The new issue of Big Apple Parent is out, with its’ bold headline that reads, “Get Schooled!” and purports to give parents everything they need to know in order to choose the best school for their child.
Inside, the headline is “Multiple Choice”, (aren’t they clever?) and the first sentence reads “School is a home away from home.” Really? Well, that would be sad, if it were true. Do you know of any homes where 20-35 kids of the same age spend their entire day in one room, or moving about from room to room every 45 minutes or so to be taught by someone who is not a member of their family? Where they must get permission to go to the bathroom? Or eat? Where they are not allowed to play?
Like so many articles that sell schools & schooling to parents, this one tries to make it sound like schools are an extension of your family and that is why it is so important to find one that is a good ‘fit’.
Each child is unique, so it’s fitting that they are taught in diverse ways — there’s public, private, progressive, traditional, gifted & talented [ick!], and even specialized schools that focus heavily on certain subjects.
Whether applying for public or private preschool, pre-K, elementary, middle or high school, experts and parents who have been through the process say that a successful educational path is as much dependent upon the school as it is on parent involvement and overall happiness of the child and family.
That quote makes part of me want to laugh, and the other part scream. Please know that in an article which repeatedly talks about the importance of family, parent involvement and happiness of the child, not once is homeschooling mentioned as an option. And unschooling? I doubt the author of “Multiple Choice” even knows what it is.
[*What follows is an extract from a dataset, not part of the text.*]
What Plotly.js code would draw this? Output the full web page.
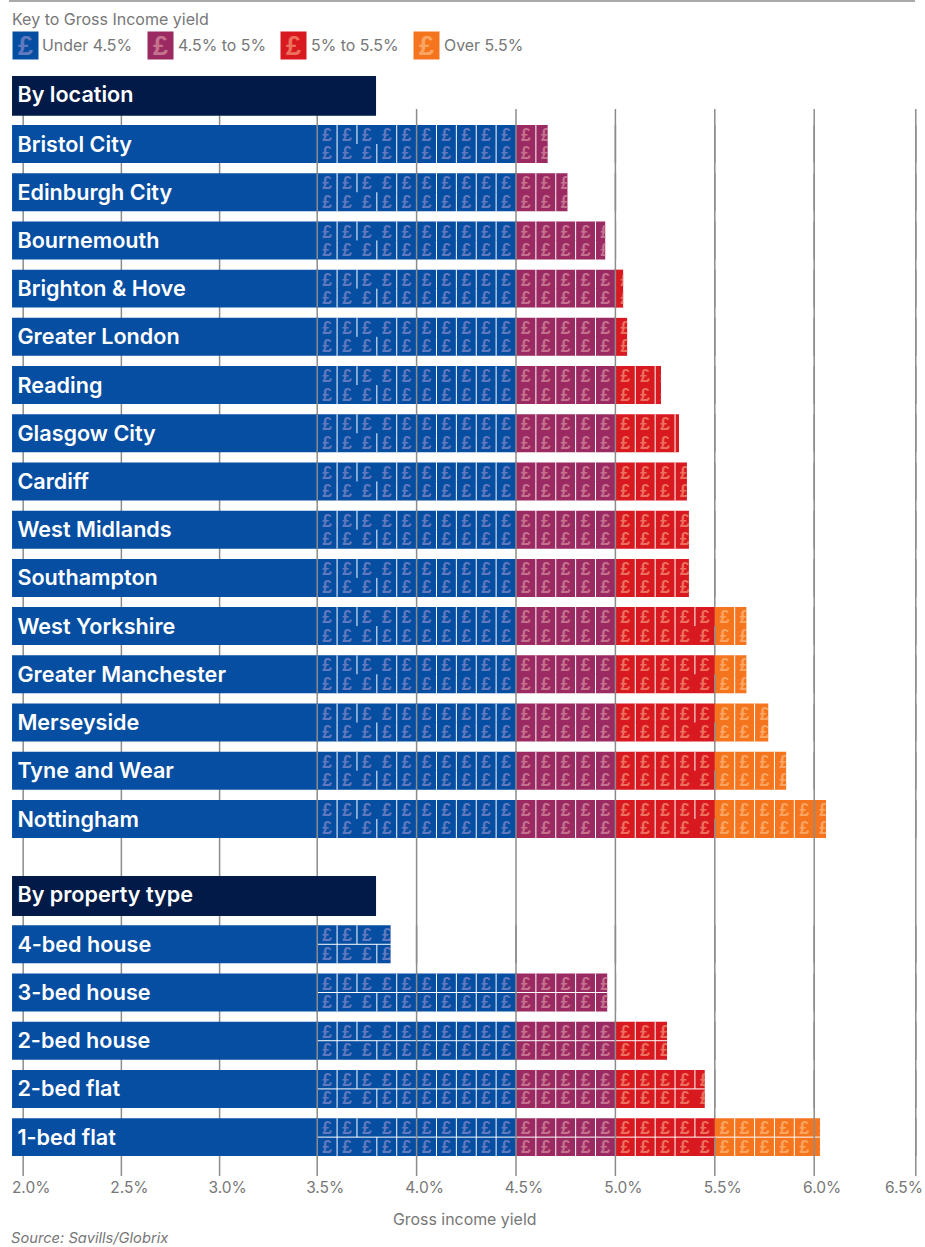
<!DOCTYPE html>
<html>
<head>
<meta charset="utf-8">
<script src="https://cdn.plot.ly/plotly-3.0.1.min.js"></script>
<style>html,body{margin:0;padding:0;background:#fff}</style>
</head>
<body>
<div id="chart" style="width:925px;height:1247px"></div>
<script>
// Gross income yield per location and property type (percent)
const locationNames = ['Bristol City','Edinburgh City','Bournemouth','Brighton & Hove','Greater London','Reading','Glasgow City','Cardiff','West Midlands','Southampton','West Yorkshire','Greater Manchester','Merseyside','Tyne and Wear','Nottingham'];
const locationYields = [4.66,4.76,4.95,5.04,5.06,5.23,5.32,5.36,5.37,5.37,5.66,5.66,5.77,5.86,6.06];
const propertyNames = ['4-bed house','3-bed house','2-bed house','2-bed flat','1-bed flat'];
const propertyYields = [3.87,4.96,5.26,5.45,6.03];
const groupNames = ['By location','By property type'];
const bandNames = ['Under 4.5%','4.5% to 5%','5% to 5.5%','Over 5.5%'];
const bandEdges = [3.5,4.5,5.0,5.5,7.0];
const bandColors = ['#064ea2','#9b2a62','#d81920','#f5751f'];
const glyphColors = ['#6179be','#c5728f','#ec705d','#fba562'];
// The scale is hand-set on the page: the lowest and highest ticks sit a little off the even spacing
const tickValues = [2.021,2.515,3.009,3.5,4,4.5,5,5.5,6,6.511];
const tickLabels = ['2.0%','2.5%','3.0%','3.5%','4.0%','4.5%','5.0%','5.5%','6.0%',''];

const NAVY = '#021a47', GREY = '#777777', GRID = '#8c8c8c';
const FONT = 'Inter, "Liberation Sans", sans-serif';
const GLYPH_FONT = '"Liberation Sans", Arial, sans-serif';
const W = 925, H = 1247, TOP = 76, BOTTOM = 1176, GRID_TOP = 109;
const PX_PER_UNIT = 198.8, PX_AT_START = 317.2;
const TILE = 0.1, TILE_START = 3.5, LABEL_START = 1.965, HEADER_END = 3.796;
const PX_PER_ROW = 48.21, PX_AT_ROW0 = 144;

// Row placement, in row units, on the numeric y axis
const locationRows = locationNames.map((_, i) => i);
const propertyRows = propertyNames.map((_, i) => 16.6 + i);
const groupRows = [-1, 15.6];
const names = locationNames.concat(propertyNames);
const yields = locationYields.concat(propertyYields);
const rows = locationRows.concat(propertyRows);
const isProperty = names.map((_, i) => i >= locationNames.length);
const HALF = 0.394, GLYPH_NUDGE = 0.04, LABEL_NUDGE = 0.045, HEADER_NUDGE = 0.01;

const traces = [];

// Section headers and the label part of every bar
traces.push({type:'bar', orientation:'h', y:groupRows, x:groupRows.map(() => HEADER_END-LABEL_START), base:LABEL_START,
  width:0.83, marker:{color:NAVY,line:{width:0}}, hoverinfo:'skip', showlegend:false});
traces.push({type:'bar', orientation:'h', y:rows, x:rows.map(() => TILE_START-LABEL_START), base:LABEL_START,
  width:HALF*2, marker:{color:bandColors[0],line:{width:0}}, hoverinfo:'skip', showlegend:false});

// Coloured yield bands
bandNames.forEach((name, b) => {
  const lo = bandEdges[b], hi = bandEdges[b+1];
  const ys = [], xs = [], bs = [];
  yields.forEach((v, i) => { if (v > lo) { ys.push(rows[i]); bs.push(lo); xs.push(Math.min(v, hi) - lo); } });
  traces.push({type:'bar', orientation:'h', y:ys, x:xs, base:bs, width:HALF*2, name,
    marker:{color:bandColors[b],line:{width:0}}, hoverinfo:'skip', showlegend:false});
});

// One pound sign per tile, two rows of tiles per bar
bandNames.forEach((name, b) => {
  const xs = [], ys = [];
  yields.forEach((v, i) => {
    for (let n = 0; TILE_START + n*TILE < v - 1e-6; n++) {
      const left = TILE_START + n*TILE;
      if (left >= bandEdges[b] - 1e-6 && left < bandEdges[b+1] - 1e-6) {
        xs.push(left + TILE/2, left + TILE/2);
        ys.push(rows[i] - 0.19 + GLYPH_NUDGE, rows[i] + 0.19 + GLYPH_NUDGE);
      }
    }
  });
  traces.push({type:'scatter', mode:'text', x:xs, y:ys, text:xs.map(() => '£'), textposition:'middle center',
    textfont:{family:GLYPH_FONT, size:17.5, color:glyphColors[b], weight:700},
    hoverinfo:'skip', showlegend:false});
});

// White patch after each bar end so the last pound sign is cut off at the value
{
  const xs = [], ys = [];
  yields.forEach((v, i) => {
    const end = Math.ceil(v/TILE - 1e-6)*TILE;
    if (end > v) {
      xs.push(v, end, end, v, v, null);
      ys.push(rows[i]-HALF, rows[i]-HALF, rows[i]+HALF, rows[i]+HALF, rows[i]-HALF, null);
    }
  });
  traces.push({type:'scatter', mode:'lines', x:xs, y:ys, fill:'toself', fillcolor:'#ffffff', line:{width:0},
    hoverinfo:'skip', showlegend:false});
}

// White separators between tiles; a few are left out so neighbouring tiles join
{
  const xs = [], ys = [];
  const seg = (x0, y0, x1, y1) => { xs.push(x0, x1, null); ys.push(y0, y1, null); };
  yields.forEach((v, i) => {
    const y = rows[i];
    for (let n = 1; TILE_START + n*TILE < v - 1e-6; n++) {
      const x = +(TILE_START + n*TILE).toFixed(1);
      if (Math.abs(x*2 - Math.round(x*2)) < 1e-6) continue;
      if (x !== 3.8) seg(x, y-HALF, x, y);
      if (x !== 3.7 && x !== 5.4) seg(x, y, x, y+HALF);
    }
    if (isProperty[i]) seg(TILE_START, y, v, y);
  });
  traces.push({type:'scatter', mode:'lines', x:xs, y:ys, line:{color:'#ffffff',width:1}, hoverinfo:'skip', showlegend:false});
}

// Grid lines continue over the tiles from 3.5% upwards; on bars that pass it, the 5.5% line skips the upper tile row
{
  const xs = [], ys = [];
  rows.forEach((y, i) => {
    tickValues.filter(t => t >= TILE_START).forEach(t => {
      xs.push(t, t, null);
      ys.push(t === 5.5 && yields[i] > 5.5 ? y : y-HALF, y+HALF, null);
    });
  });
  traces.push({type:'scatter', mode:'lines', x:xs, y:ys, line:{color:GRID,width:1.5}, hoverinfo:'skip', showlegend:false});
}

// Row and section labels, white on the bars
const labelX0 = LABEL_START + 0.027;
traces.push({type:'scatter', mode:'text', x:rows.map(() => labelX0), y:rows.map(r => r + LABEL_NUDGE),
  text:names, textposition:'middle right',
  textfont:{family:FONT,size:21.6,color:'#ffffff',weight:600}, hoverinfo:'skip', showlegend:false});
traces.push({type:'scatter', mode:'text', x:groupRows.map(() => labelX0), y:groupRows.map(r => r + HEADER_NUDGE),
  text:groupNames, textposition:'middle right',
  textfont:{family:FONT,size:21.6,color:'#ffffff',weight:600}, hoverinfo:'skip', showlegend:false});

const py = p => (BOTTOM - p) / (BOTTOM - TOP);
const note = (text, x, y, opts) => Object.assign({text, xref:'paper', yref:'paper', x:x/W, y:py(y), showarrow:false,
  xanchor:'left', yanchor:'middle', font:{family:FONT,size:15.9,color:GREY}}, opts || {});

const swatchX = [12,147,280,413];
const labelX = [40,176,309,442];
const annotations = [
  note('Key to Gross Income yield', 10, 19, {font:{family:FONT,size:16,color:GREY}}),
  note('Gross income yield', 464.5, 1219, {xanchor:'center', font:{family:FONT,size:15.9,color:GREY}}),
  note('Source: Savills/Globrix', 9, 1238, {font:{family:FONT,size:14.7,color:GREY,style:'italic'}}),
  note('6.5%', 904, 1187, {xanchor:'center', font:{family:FONT,size:15.5,color:GREY}})
];
bandNames.forEach((name, b) => {
  annotations.push(note('£', swatchX[b], 46, {bgcolor:bandColors[b], width:25, height:27, align:'center', borderpad:0,
    font:{family:GLYPH_FONT, size:27, color:glyphColors[b], weight:700}}));
  annotations.push(note(name, labelX[b], 45));
});

// Grid lines sit under the bars and start just above the first row
const gridShapes = tickValues.map(t => ({type:'line', layer:'below', xref:'x', yref:'paper', x0:t, x1:t,
  y0:0, y1:py(GRID_TOP), line:{color:GRID,width:1.5}}));

const layout = {
  width:W, height:H, margin:{l:0,r:0,t:TOP,b:H-BOTTOM,pad:0},
  paper_bgcolor:'#ffffff', plot_bgcolor:'#ffffff', showlegend:false, barmode:'overlay', hovermode:false,
  xaxis:{type:'linear', range:[TILE_START-PX_AT_START/PX_PER_UNIT, TILE_START+(W-PX_AT_START)/PX_PER_UNIT],
    tickmode:'array', tickvals:tickValues, ticktext:tickLabels,
    showgrid:false, zeroline:false, showline:false, ticks:'', ticklabelshift:8,
    tickfont:{family:FONT,size:15.5,color:GREY}, fixedrange:true},
  yaxis:{type:'linear', range:[(BOTTOM-PX_AT_ROW0)/PX_PER_ROW, (TOP-PX_AT_ROW0)/PX_PER_ROW], showgrid:false, zeroline:false, showline:false,
    showticklabels:false, ticks:'', fixedrange:true},
  shapes:gridShapes.concat([{type:'line', xref:'paper', yref:'paper', x0:9/W, x1:915/W, y0:py(1), y1:py(1), line:{color:GRID,width:1.5}}]),
  annotations
};

Plotly.newPlot('chart', traces, layout, {displayModeBar:false, staticPlot:true});
</script>
</body>
</html>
School is not an extension of the family. In fact, it is almost always the other way around. The family becomes an extension of the school, with parent ‘involvement’ being, more often than not, a way for the school to reach into the home to make sure homework is done and school policy upheld.
Then there is this:
[The] ultimate destination, according to Paul Lowe, M.D., CEO of Private School Admissions Advisors is to “get into a great college and enjoy the academic journey.”
Umm, Paul Lowe, you who make money off of “advising” parents how to get their child into private school? I have two words for you. Hog. Wash. The ultimate destination is a happy, successful life, which is definitely not determined by getting into a “great college”. For more on that, I refer you once again to Michael Ellsberg’s “Education of Millionaires”, and also “The Selected Letters of John Holt.” (And come to think of it, Dale Stephens’ Uncollege or Blake Boles Zero Tuition College)
Articles like this kill me. Quotes like this even more so:
Dr. Lowe strongly advises parents to “seriously observe their child, because no one else will understand him better than you do. Parents need to be the advocates. They should be deeply involved in their child’s education.”
Except of course if that means keeping your kid out of school altogether. Except of course if you believe they don’t need college to be successful. THEN you’re just seen as weird, or overly involved, or even hindering your child’s ‘chances’.
Answer me this: If parents know their children better than anyone; if they need to be deeply involved in their child’s education and if, as the article states, the top priority is what is most important for your family, then why do we need schools at all?
The short answer is, we don’t.
We don’t need a “home away from home”, we just need a home. We don’t need parents working closely with teachers, we just need parents and children living and learning together.
There is no better educational path than that.